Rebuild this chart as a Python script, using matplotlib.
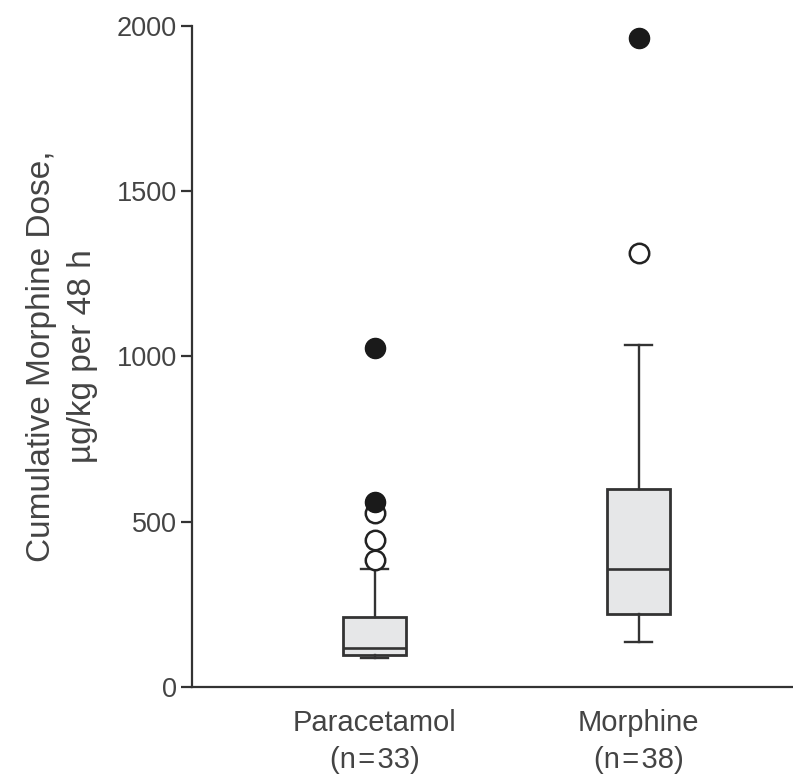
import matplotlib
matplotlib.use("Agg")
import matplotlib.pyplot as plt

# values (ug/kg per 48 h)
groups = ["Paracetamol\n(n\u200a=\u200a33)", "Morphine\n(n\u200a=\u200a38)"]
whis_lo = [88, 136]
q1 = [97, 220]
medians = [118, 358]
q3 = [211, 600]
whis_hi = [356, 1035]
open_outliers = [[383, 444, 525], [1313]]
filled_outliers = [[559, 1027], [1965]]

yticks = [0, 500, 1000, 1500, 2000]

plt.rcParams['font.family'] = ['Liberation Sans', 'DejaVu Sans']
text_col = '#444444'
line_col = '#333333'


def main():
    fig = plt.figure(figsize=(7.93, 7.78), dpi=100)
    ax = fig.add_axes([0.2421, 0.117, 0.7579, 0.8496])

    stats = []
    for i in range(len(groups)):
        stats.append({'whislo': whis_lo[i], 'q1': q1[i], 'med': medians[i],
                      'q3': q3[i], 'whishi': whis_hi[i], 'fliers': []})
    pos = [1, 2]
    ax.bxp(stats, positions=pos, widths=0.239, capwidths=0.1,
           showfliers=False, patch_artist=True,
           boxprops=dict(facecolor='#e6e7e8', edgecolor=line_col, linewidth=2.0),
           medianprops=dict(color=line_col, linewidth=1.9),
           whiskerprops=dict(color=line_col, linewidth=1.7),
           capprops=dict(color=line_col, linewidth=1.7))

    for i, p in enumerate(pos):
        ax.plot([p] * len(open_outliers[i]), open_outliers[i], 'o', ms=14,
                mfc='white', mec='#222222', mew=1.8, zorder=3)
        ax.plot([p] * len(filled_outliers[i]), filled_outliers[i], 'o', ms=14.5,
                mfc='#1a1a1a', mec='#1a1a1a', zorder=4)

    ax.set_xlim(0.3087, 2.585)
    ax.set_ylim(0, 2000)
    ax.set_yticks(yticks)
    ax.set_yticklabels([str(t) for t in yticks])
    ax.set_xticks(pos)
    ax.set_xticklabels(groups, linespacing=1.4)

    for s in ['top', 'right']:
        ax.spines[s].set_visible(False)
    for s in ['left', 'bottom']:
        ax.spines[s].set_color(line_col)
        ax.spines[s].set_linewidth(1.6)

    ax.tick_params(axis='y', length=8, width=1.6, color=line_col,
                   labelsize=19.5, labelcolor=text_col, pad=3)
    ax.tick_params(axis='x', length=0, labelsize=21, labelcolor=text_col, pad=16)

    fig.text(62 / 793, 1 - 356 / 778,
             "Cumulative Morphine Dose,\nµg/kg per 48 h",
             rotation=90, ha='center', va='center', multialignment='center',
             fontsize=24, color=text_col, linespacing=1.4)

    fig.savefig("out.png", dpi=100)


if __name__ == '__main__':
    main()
○ ○ ○ ○ ○ ○ ○
▸ **Exercise**
Omitting all pictures, restate exactly the lines of the material from its start through the line that contains "ax = fig.add_axes([0.2421, 0.117, 0.7579, 0.8496])".

▸ **Response to the task**
Rebuild this chart as a Python script, using matplotlib.
import matplotlib
matplotlib.use("Agg")
import matplotlib.pyplot as plt

# values (ug/kg per 48 h)
groups = ["Paracetamol\n(n\u200a=\u200a33)", "Morphine\n(n\u200a=\u200a38)"]
whis_lo = [88, 136]
q1 = [97, 220]
medians = [118, 358]
q3 = [211, 600]
whis_hi = [356, 1035]
open_outliers = [[383, 444, 525], [1313]]
filled_outliers = [[559, 1027], [1965]]

yticks = [0, 500, 1000, 1500, 2000]

plt.rcParams['font.family'] = ['Liberation Sans', 'DejaVu Sans']
text_col = '#444444'
line_col = '#333333'


def main():
    fig = plt.figure(figsize=(7.93, 7.78), dpi=100)
    ax = fig.add_axes([0.2421, 0.117, 0.7579, 0.8496])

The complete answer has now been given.